Energy-autonomous smart electronics have been the focus of the next generation of the Internet of Things. Recently, advanced power technology with sustainable energy supply and pollution-free characteristics has become a research hotspot. Herein, to realize a reliable and unattended power unit, we propose a high-performance omnidirectional-sliding triboelectric-electromagnetic hybrid nanogenerator (OS-TEHNG) to convert the mechanical energy into electricity.

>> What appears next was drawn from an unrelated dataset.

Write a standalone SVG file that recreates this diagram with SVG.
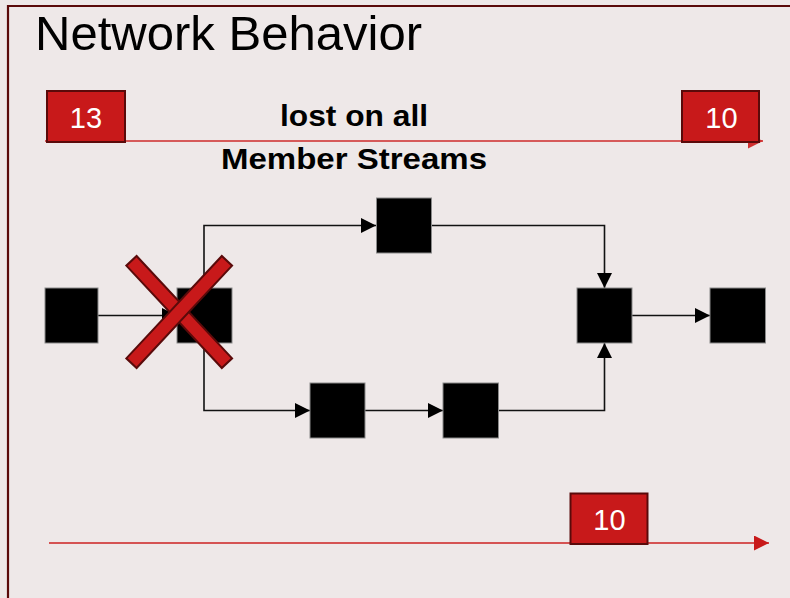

The free-standing triboelectric nanogenerator (TENG) achieves a charge transfer of 24.4 μC in one cycle and a short-circuit current of 0.36 mA after optimizing the electrode structure. The TENG with 130 kΩ impedance allows efficient charging of energy storage units without complex power management modules (PMMs). The electromagnetic part achieves an open-circuit voltage of 300 V after optimization. OS-TEHNG achieves a peak power density of 1568.4 W/m3 and an average power density of 352.3 W/m3 at 2 Hz. As a result, OS-TEHNG charges a 1 mF capacitor to 46 V within 8 s. The strong power supply capability allows OS-TEHNG to charge smartwatches and phones. Furthermore, a completely self-powered wireless keyboard with a PMM and an energy storage unit based on OS-TEHNG is developed. The wireless self-powered keyboard sends data 213 times after only sliding the OS-TEHNG once. Finally, OS-TEHNG is successfully demonstrated to drive a 40 mW wireless sensor node with a 1.3-inch OLED screen in continuous operation. This work represents a significant advance toward self-powered microsystems and practical power sources.